Além disso, Bretas invadiu a competência do Superior Tribunal de Justiça ao determinar o cumprimento de mandados na casa de três desembargadores: um deles com mandato no TRE de Alagoas; outro, do TRF-2, casado com uma advogada; e ainda uma terceira, do TRF-3, também casada com um advogado. O bote motivou manifestações de repúdio no meio jurídico.
O bote ainda tem erros de competência, já que a Fecomércio é uma entidade privada e deveria ser investigada pela Justiça Estadual; e de imputação de crimes, já que seus dirigentes não podem ser acusados de corrupção nem peculato. Em outra vertente há quem entenda que, por pretender investigar ministros do STJ e do Tribunal de Contas da União, a competência seria do STF.
Causou estranheza também o fato de Bretas ter aceitado a denúncia contra parte dos alvos praticamente ao mesmo tempo em que ordenou o cumprimento de mandados de busca e apreensão. Segundo especialistas, ou a denúncia estava bem fundamentada, dispensando a busca, ou ainda precisava de elementos comprobatórios, e não deveria ter sido acatada. O Ministério Público Federal do Rio alega que as duas frentes foram abertas porque a investigação ainda está em curso.
O ataque se baseia na delação do ex-presidente da Fecomércio do Rio de Janeiro Orlando Diniz. O empresário já foi preso duas vezes e vinha tentando acordo de delação desde 2018 ? que só foi homologado, segundo a revista Época, depois que ele concordou acusar grandes escritórios de advocacia. Em troca da delação, Diniz ganha a liberdade e o direito de ficar com cerca de US$ 250 mil depositados no exterior, de acordo com o MPF do Rio.
Trechos vazados da delação de Diniz ainda mostram que o empresário foi dirigido pelo Ministério Público Federal do Rio no processo. Em muitos momentos, é uma procuradora quem explica a Diniz o que ele quis dizer. Quando o delator discorda do texto atribuído a ele, os procuradores desconversam, afirmando que vão detalhar nos anexos.

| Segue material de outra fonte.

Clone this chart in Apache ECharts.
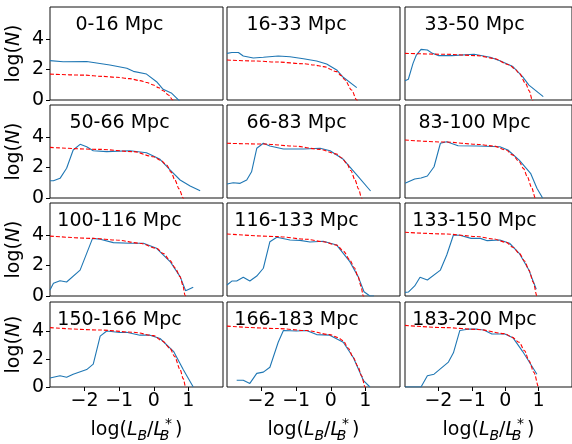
<!DOCTYPE html>
<html><head><meta charset="utf-8">
<script src="https://cdn.jsdelivr.net/npm/echarts@6/dist/echarts.min.js"></script>
<style>html,body{margin:0;padding:0;background:#fff}#c{width:572px;height:444px}</style>
</head><body><div id="c"></div>
<script>
// ---- data ----
const panelLabels = ['0-16 Mpc','16-33 Mpc','33-50 Mpc','50-66 Mpc','66-83 Mpc','83-100 Mpc',
  '100-116 Mpc','116-133 Mpc','133-150 Mpc','150-166 Mpc','166-183 Mpc','183-200 Mpc'];
const xTicks = [-2, -1, 0, 1];
const yTicks = [0, 2, 4];

const blue1 = [[-3,2.58],[-2.62,2.51],[-1.94,2.53],[-1.27,2.30],[-0.78,2.08],[-0.59,1.88],[-0.21,1.70],[0.08,1.20],[0.27,0.70],[0.52,0.44],[0.76,-0.1]];
const red1  = [[-3,1.70],[-2,1.63],[-1.5,1.55],[-1.07,1.49],[-0.7,1.40],[-0.4,1.27],[-0.2,1.15],[-0.01,0.98],[0.15,0.80],[0.27,0.61],[0.42,0.33],[0.55,0],[0.62,-0.3]];
const blue2 = [[-3,3.06],[-2.86,3.12],[-2.67,3.12],[-2.53,2.89],[-2.24,2.75],[-1.95,2.80],[-1.52,2.89],[-1.18,2.84],[-0.79,2.71],[-0.41,2.56],[-0.12,2.36],[0.17,1.97],[0.36,1.49],[0.75,0.81]];
const red2  = [[-3,2.62],[-2.2,2.56],[-1.56,2.49],[-0.79,2.38],[-0.5,2.30],[-0.21,2.19],[0.17,1.86],[0.3,1.6],[0.41,1.31],[0.6,0.66],[0.75,0],[0.8,-0.3]];
const blue3 = [[-3,1.27],[-2.9,1.36],[-2.76,2.40],[-2.66,2.95],[-2.52,3.32],[-2.33,3.28],[-2.18,3.06],[-1.99,2.91],[-1.6,2.91],[-0.93,3.0],[-0.45,2.80],[-0.16,2.58],[0.23,2.19],[0.52,1.53],[0.71,0.98],[1.14,0.22]];
const red3  = [[-3,3.06],[-1.8,3.0],[-0.83,2.91],[-0.35,2.73],[0.13,2.30],[0.28,2.05],[0.42,1.75],[0.61,1.09],[0.72,0.6],[0.81,0],[0.86,-0.3]];
const blue4 = [[-3,1.13],[-2.9,1.13],[-2.71,1.29],[-2.52,1.95],[-2.33,3.15],[-2.13,3.52],[-1.94,3.36],[-1.75,3.10],[-1.36,3.04],[-0.69,3.10],[-0.21,2.97],[0.18,2.54],[0.47,1.84],[0.76,1.18],[1.05,0.79],[1.34,0.48]];
const red4  = [[-3,3.32],[-1.55,3.19],[-0.59,3.04],[-0.01,2.71],[0.2,2.47],[0.37,2.16],[0.5,1.7],[0.61,1.18],[0.73,0.6],[0.85,0],[0.9,-0.3]];
const blue5 = [[-3,0.92],[-2.82,1.0],[-2.62,0.96],[-2.43,1.18],[-2.29,1.72],[-2.14,3.26],[-1.95,3.59],[-1.76,3.41],[-1.37,3.21],[-0.79,3.21],[-0.31,3.26],[-0.02,3.10],[0.36,2.54],[0.75,1.51],[1.15,0.46]];
const red5  = [[-3,3.59],[-1.95,3.54],[-1.08,3.41],[-0.31,3.19],[0.17,2.89],[0.32,2.62],[0.46,2.27],[0.58,1.8],[0.7,1.18],[0.8,0.6],[0.89,0],[0.94,-0.3]];
const blue6 = [[-3,0.96],[-2.71,1.25],[-2.52,1.31],[-2.33,1.44],[-2.13,2.05],[-1.94,3.59],[-1.75,3.69],[-1.41,3.43],[-0.83,3.41],[-0.16,3.36],[0.08,3.15],[0.42,2.49],[0.76,1.62],[0.95,0.64],[1.12,0]];
const red6  = [[-3,3.80],[-1.79,3.67],[-0.83,3.52],[-0.35,3.41],[0.03,3.15],[0.22,2.83],[0.42,2.38],[0.55,1.93],[0.66,1.40],[0.79,0.7],[0.9,0],[0.95,-0.3]];
const blue7 = [[-3,0.39],[-2.9,0.83],[-2.71,1.0],[-2.52,0.92],[-2.13,1.70],[-1.77,3.78],[-1.55,3.72],[-1.17,3.50],[-0.69,3.46],[-0.3,3.46],[0.08,3.13],[0.47,2.26],[0.76,1.27],[0.92,0.35],[1.14,0.57]];
const red7  = [[-3,3.93],[-1.75,3.78],[-1.08,3.67],[-0.4,3.46],[0.08,3.13],[0.28,2.78],[0.47,2.32],[0.62,1.83],[0.76,1.27],[0.84,0.7],[0.9,0.07],[0.95,-0.3]];
const blue8 = [[-3,0.72],[-2.86,0.98],[-2.72,0.98],[-2.53,1.23],[-2.34,0.98],[-2.14,1.31],[-1.95,1.82],[-1.76,3.56],[-1.56,3.85],[-1.18,3.67],[-0.89,3.65],[-0.6,3.54],[-0.22,3.59],[0.17,3.34],[0.55,2.25],[0.79,1.27],[0.96,0.28],[1.13,0],[1.25,0]];
const red8  = [[-3,4.07],[-1.56,3.90],[-0.7,3.72],[-0.22,3.56],[0.17,3.34],[0.37,2.93],[0.55,2.36],[0.68,1.85],[0.79,1.27],[0.87,0.65],[0.94,0],[0.99,-0.3]];
const blue9 = [[-3,0.24],[-2.9,0.26],[-2.71,0.66],[-2.55,1.23],[-2.33,1.05],[-1.94,1.70],[-1.75,2.69],[-1.55,4.0],[-1.36,3.98],[-1.02,3.78],[-0.74,3.78],[-0.54,3.63],[-0.16,3.67],[0.13,3.46],[0.42,2.80],[0.71,1.70],[0.93,0.44]];
const red9  = [[-3,4.18],[-1.8,4.07],[-0.83,3.90],[-0.35,3.74],[0.03,3.52],[0.23,3.2],[0.42,2.80],[0.58,2.3],[0.71,1.70],[0.84,0.9],[0.95,0],[1.0,-0.3]];
const blue10 = [[-3,0.64],[-2.71,0.81],[-2.52,0.70],[-2.33,0.92],[-1.94,1.25],[-1.75,1.64],[-1.55,3.65],[-1.36,4.02],[-0.98,3.91],[-0.79,3.93],[-0.4,3.72],[-0.11,3.72],[0.18,3.48],[0.57,2.56],[0.85,1.25],[1.14,0]];
const red10  = [[-3,4.26],[-1.55,4.09],[-0.59,3.93],[-0.01,3.69],[0.25,3.3],[0.47,2.77],[0.6,2.2],[0.76,1.25],[0.85,0.6],[0.92,0],[0.97,-0.3]];
const blue11 = [[-2.72,0.48],[-2.53,0.48],[-2.34,0.26],[-2.14,0.98],[-1.95,1.07],[-1.76,1.42],[-1.52,3.21],[-1.37,4.05],[-0.99,4.02],[-0.7,4.05],[-0.41,3.76],[-0.03,3.72],[0.36,3.21],[0.65,2.12],[0.94,0.48],[1.13,0]];
const red11  = [[-3,4.37],[-1.56,4.20],[-0.7,4.05],[-0.03,3.76],[0.2,3.55],[0.36,3.32],[0.5,2.8],[0.65,2.12],[0.78,1.5],[0.89,0.81],[0.99,0],[1.04,-0.3]];
const blue12 = [[-3,0],[-2.52,0],[-2.33,0.81],[-2.13,0.92],[-1.7,1.79],[-1.55,2.45],[-1.36,4.05],[-1.12,4.15],[-0.83,4.15],[-0.64,4.09],[-0.4,3.80],[-0.01,3.80],[0.23,3.54],[0.52,2.56],[0.95,0.92]];
const red12  = [[-3,4.42],[-1.79,4.26],[-0.83,4.13],[-0.01,3.83],[0.2,3.58],[0.42,3.21],[0.58,2.6],[0.71,1.90],[0.86,1.05],[1.0,0],[1.05,-0.3]];

const blues = [blue1,blue2,blue3,blue4,blue5,blue6,blue7,blue8,blue9,blue10,blue11,blue12];
const reds  = [red1,red2,red3,red4,red5,red6,red7,red8,red9,red10,red11,red12];

// ---- layout ----
const FONT = 'DejaVu Sans';
const FS = 19;
const colLeft = [50, 227, 405];
const rowTop = [7, 105, 203, 302];
const W = 173, H = 93;
const fmt = v => (v < 0 ? '\u2212' + (-v) : String(v));

const grids = [], xAxes = [], yAxes = [], series = [], graphics = [];
for (let i = 0; i < 12; i++) {
  const r = Math.floor(i / 3), c = i % 3;
  const bottomRow = r === 3, leftCol = c === 0;
  grids.push({left: colLeft[c], top: rowTop[r], width: W, height: H, show: true,
    borderColor: '#111', borderWidth: 1, backgroundColor: 'rgba(0,0,0,0)'});
  xAxes.push({gridIndex: i, type: 'value', min: -3, max: 2, interval: 1,
    axisLine: {show: false, onZero: false}, splitLine: {show: false},
    axisTick: {show: bottomRow, customValues: xTicks, length: 4, lineStyle: {color: '#000', width: 1}},
    axisLabel: {show: bottomRow, customValues: xTicks, formatter: fmt, color: '#000',
      fontSize: FS, fontFamily: FONT, margin: 5},
    name: bottomRow ? 'log({i|L}{sub|B}/{i|L}{subz|B}{sup|*})' : '',
    nameLocation: 'middle', nameGap: 30,
    nameTextStyle: {color: '#000', fontSize: FS, fontFamily: FONT, lineHeight: 26,
      rich: {i: {fontSize: FS, fontFamily: FONT, fontStyle: 'italic', color: '#000'},
             sub: {fontSize: 14, fontFamily: FONT, fontStyle: 'italic', color: '#000', verticalAlign: 'bottom', padding: [8,0,0,0]},
             subz: {fontSize: 14, fontFamily: FONT, fontStyle: 'italic', color: '#000', verticalAlign: 'bottom', padding: [8,0,0,0], width: 1, overflow: 'none'},
             sup: {fontSize: 14, fontFamily: FONT, color: '#000', verticalAlign: 'top', padding: [0,3,8,0]}}}
  });
  yAxes.push({gridIndex: i, type: 'value', min: 0, max: 6.1, interval: 2,
    axisLine: {show: false, onZero: false}, splitLine: {show: false},
    axisTick: {show: leftCol, customValues: yTicks, length: 4, lineStyle: {color: '#000', width: 1}},
    axisLabel: {show: leftCol, customValues: yTicks, formatter: fmt, color: '#000',
      fontSize: FS, fontFamily: FONT, margin: 6},
    name: leftCol ? 'log({i|N})' : '',
    nameLocation: 'middle', nameGap: 26,
    nameTextStyle: {color: '#000', fontSize: FS, fontFamily: FONT,
      rich: {i: {fontSize: FS, fontFamily: FONT, fontStyle: 'italic', color: '#000'}}}
  });
  series.push({type: 'line', xAxisIndex: i, yAxisIndex: i, data: blues[i], showSymbol: false,
    symbol: 'none', clip: true, lineStyle: {color: '#1f77b4', width: 1.1}, z: 2});
  series.push({type: 'line', xAxisIndex: i, yAxisIndex: i, data: reds[i], showSymbol: false,
    symbol: 'none', clip: true, smooth: 0.3, smoothMonotone: 'x',
    lineStyle: {color: '#ff0000', width: 1.1, type: [4, 2]}, z: 3});
  graphics.push({type: 'text', x: colLeft[c] + 69.5, y: rowTop[r] + 18, z: 10,
    style: {text: panelLabels[i], fill: '#000', font: FS + 'px "DejaVu Sans"', align: 'center', verticalAlign: 'middle'}});
}

const chart = echarts.init(document.getElementById('c'), null, {renderer: 'canvas'});
chart.setOption({animation: false, backgroundColor: '#fff', grid: grids, xAxis: xAxes, yAxis: yAxes,
  series: series, graphic: graphics});
</script></body></html>
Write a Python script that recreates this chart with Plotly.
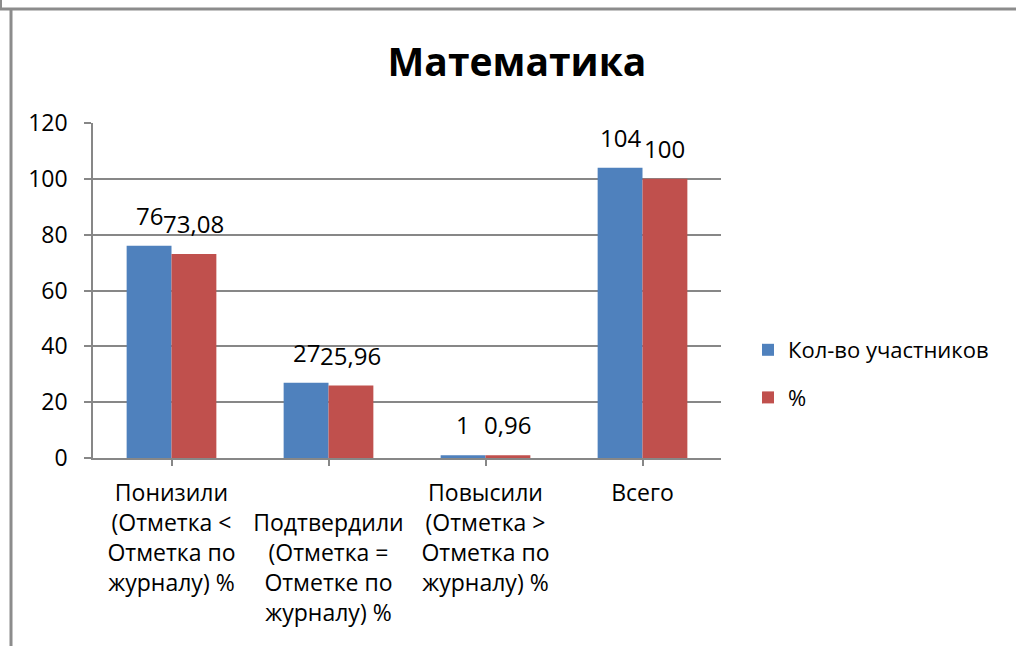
import plotly.graph_objects as go

# Chart data
categories = [
    "Понизили<br>(Отметка <<br>Отметка по<br>журналу) %",
    "\u00a0<br>Подтвердили<br>(Отметка =<br>Отметке по<br>журналу) %",
    "Повысили<br>(Отметка ><br>Отметка по<br>журналу) %",
    "Всего",
]
participants = [76, 27, 1, 104]
percent = [73.08, 25.96, 0.96, 100]
series_names = ["Кол-во участников", "%"]
y_ticks = [0, 20, 40, 60, 80, 100, 120]

FONT = "Open Sans"
GRID = "#878787"
BLUE = "#4F81BD"
RED = "#C0504D"
BARGAP = 1.5 / 3.5


def fmt(v):
    return f"{v:g}".replace(".", ",")


x_idx = list(range(len(categories)))

fig = go.Figure()
fig.add_trace(go.Bar(
    x=x_idx, y=participants, name=series_names[0],
    marker=dict(color=BLUE, line=dict(width=0)),
    legendgroup="a",
))
fig.add_trace(go.Bar(
    x=x_idx, y=percent, name=series_names[1],
    marker=dict(color=RED, line=dict(width=0)),
    legendgroup="b",
))

# value labels above each bar (half a bar width either side of the category)
half = (1 - BARGAP) / 4
for series, off in ((participants, -half), (percent, half)):
    for i, v in zip(x_idx, series):
        fig.add_annotation(
            x=i + off, y=v, xref="x", yref="y", text=fmt(v),
            showarrow=False, xanchor="center", yanchor="bottom", yshift=12,
            font=dict(family=FONT, size=24, color="#000000"),
        )

# plot area spans x 93..721, y 123..458 px
px_w, px_h = 721 - 93, 458 - 123


def xp(p):
    return (p - 93) / px_w


def yp(p):
    return (458 - p) / px_h


fig.update_layout(
    width=1016, height=646,
    margin=dict(l=93, r=1016 - 721, t=123, b=646 - 458, autoexpand=False),
    paper_bgcolor="white", plot_bgcolor="white",
    barmode="group", bargap=BARGAP, bargroupgap=0,
    font=dict(family=FONT, size=22, color="#000000"),
    title=dict(text="<b>Математика</b>", x=517 / 1016, xanchor="center",
               y=1 - 62 / 646, yanchor="middle",
               font=dict(family=FONT, size=39, color="#000000")),
    xaxis=dict(
        tickmode="array", tickvals=x_idx, ticktext=categories,
        range=[-0.5, len(categories) - 0.5],
        tickson="boundaries", ticks="outside", ticklen=6, tickwidth=1.5,
        tickcolor=GRID, showline=True, linecolor=GRID, linewidth=1.5,
        showgrid=False, ticklabelstandoff=8,
        tickfont=dict(family=FONT, size=23, color="#000000"),
    ),
    yaxis=dict(
        range=[0, 120], tickmode="array", tickvals=y_ticks,
        ticks="outside", ticklen=7, tickwidth=1.5, tickcolor=GRID,
        showline=True, linecolor=GRID, linewidth=1.5,
        showgrid=True, gridcolor=GRID, gridwidth=1.5, zeroline=False,
        ticklabelstandoff=12,
        tickfont=dict(family=FONT, size=23, color="#000000"),
    ),
    legend=dict(
        x=xp(748), y=yp(329), xanchor="left", yanchor="top",
        font=dict(family=FONT, size=22, color="#000000"),
        tracegroupgap=16, bgcolor="rgba(0,0,0,0)",
    ),
    showlegend=True,
)

# outer frame edges of the chart area
fig.add_shape(type="line", xref="paper", yref="paper",
              x0=xp(0), x1=xp(1016), y0=yp(9), y1=yp(9),
              line=dict(color="#8c8c8c", width=3))
fig.add_shape(type="line", xref="paper", yref="paper",
              x0=xp(11), x1=xp(11), y0=yp(9), y1=yp(646),
              line=dict(color="#8c8c8c", width=3))
fig.add_shape(type="line", xref="paper", yref="paper",
              x0=xp(1), x1=xp(1), y0=yp(0), y1=yp(9),
              line=dict(color="#8c8c8c", width=2))

fig.write_html("out.html")
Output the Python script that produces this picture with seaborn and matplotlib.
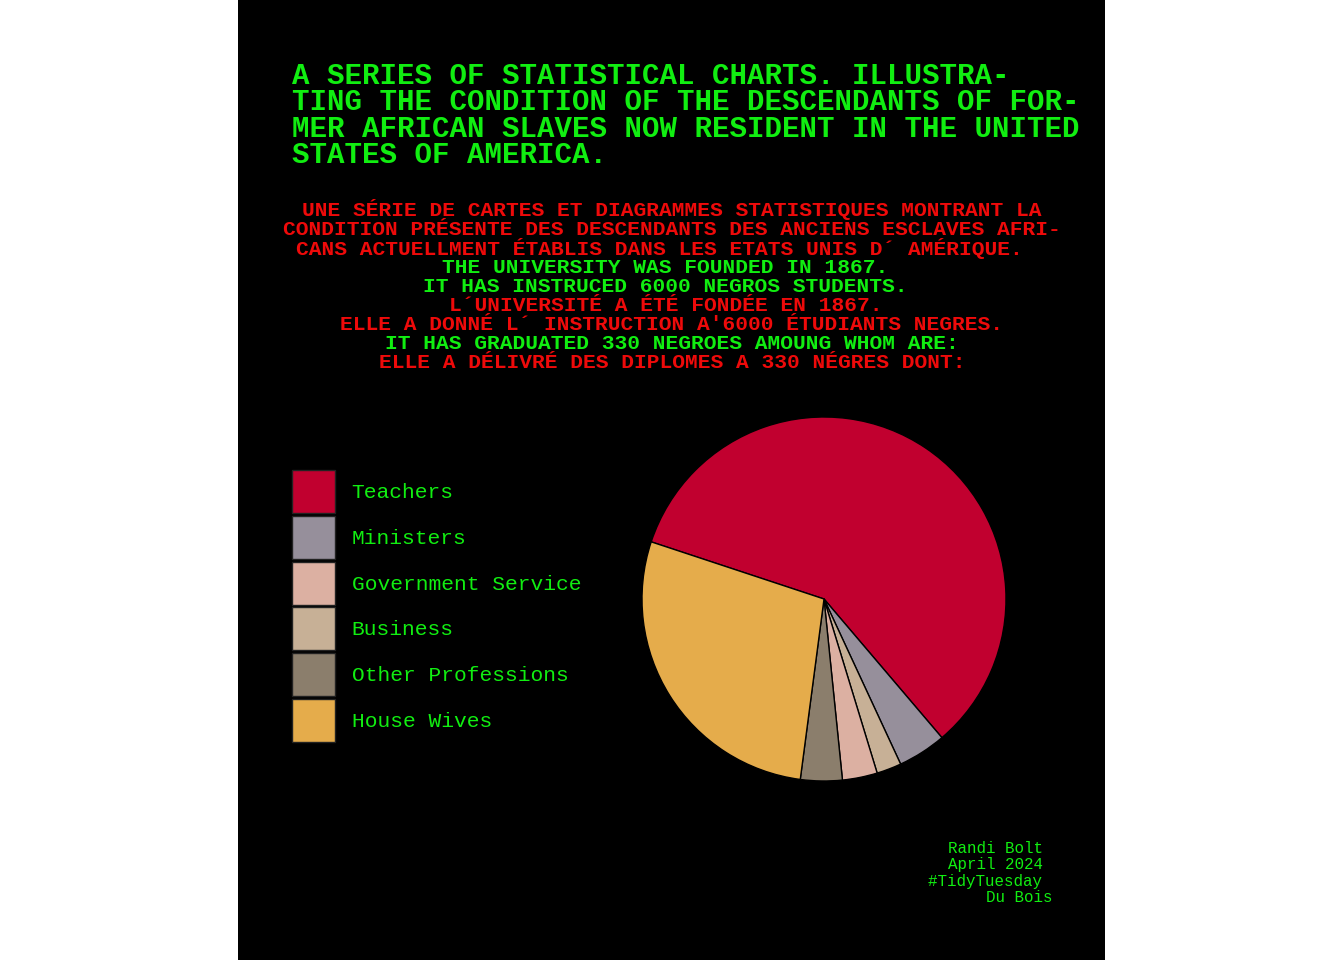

Por fim, Bretas tentou bloquear quantias exorbitantes dos escritórios e dos advogados. Em investigação de supostos desvios de R$ 151 milhões, os bloqueios determinados pelo juiz ultrapassaram R$ 1 bilhão, e só não foram efetivados devido a um erro no sistema do Banco Central. Ele justificou os valores aplicando a cobrança de "danos morais coletivos" ao montante que teria sido recebido ilegalmente por escritório, o que não poderia ter sido feito em ação penal, segundo entendimento da 2ª Turma do Supremo.